JD.com’s algorithm focuses on: whether you place an order, your preferences among price, logistics, and brand, and your purchase frequency. Recommendations are more about "assisting transactions" than "stimulating demand," so the ceiling for recommendations isn’t high.
3. Organizational methods are the root cause
Pinduoduo has only one department in the entire company: orders.
Pinduoduo’s organizational method is extreme: flat, small teams, fast iterations. Models built this week are evaluated for order conversion next week—this is a typical "combat squad structure." All algorithm, product, and operations teams are unified under one goal: driving purchases, enhancing the perception of affordability, and improving traffic efficiency. All strategies revolve around instant conversion.
The result is that while other platforms are still coordinating, Pinduoduo has already updated the same algorithm path 10 times.

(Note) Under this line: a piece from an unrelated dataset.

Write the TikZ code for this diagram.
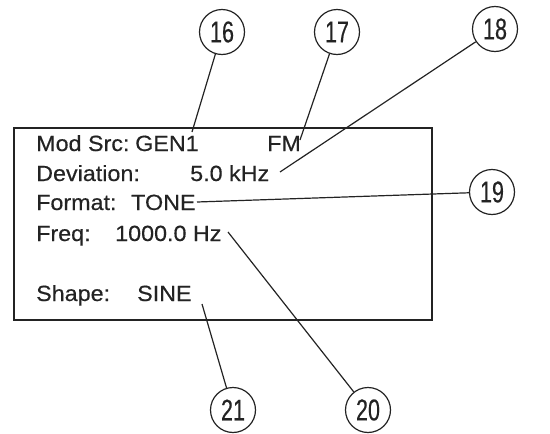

Taobao, from content teams to live streaming, search, merchant operations, and recommendations, has different goals across teams.
Different goals create conflicts, and coordinating across departments is costly. Additionally, data from different departments is siloed in their own systems, making flow less smooth. Algorithm teams may not even have access to all data. However, Taobao has seen improvements in organizational coordination this year.
JD.com is a large-middle-platform organization, centered on "authentic products + self-operated + service."
JD.com’s organizational structure is stable, emphasizing: self-operated supply chains, after-sales experience, repurchase, search quality, and experience orientation. This complements JD.com’s business model, with the core being "authentic products + self-operated + service." About half of its products are self-operated, which means innovation moves much slower.
When we say Pinduoduo’s recommendations are more accurate, it essentially reflects:
Pinduoduo’s business model and its recommendation system were designed as one.
To summarize the differences in the three platforms’ recommendation systems in one sentence:
JD.com: I know what you want to buy now.
Taobao: I know what interests you (but you might not buy it).
Pinduoduo: I know what else you’ll buy.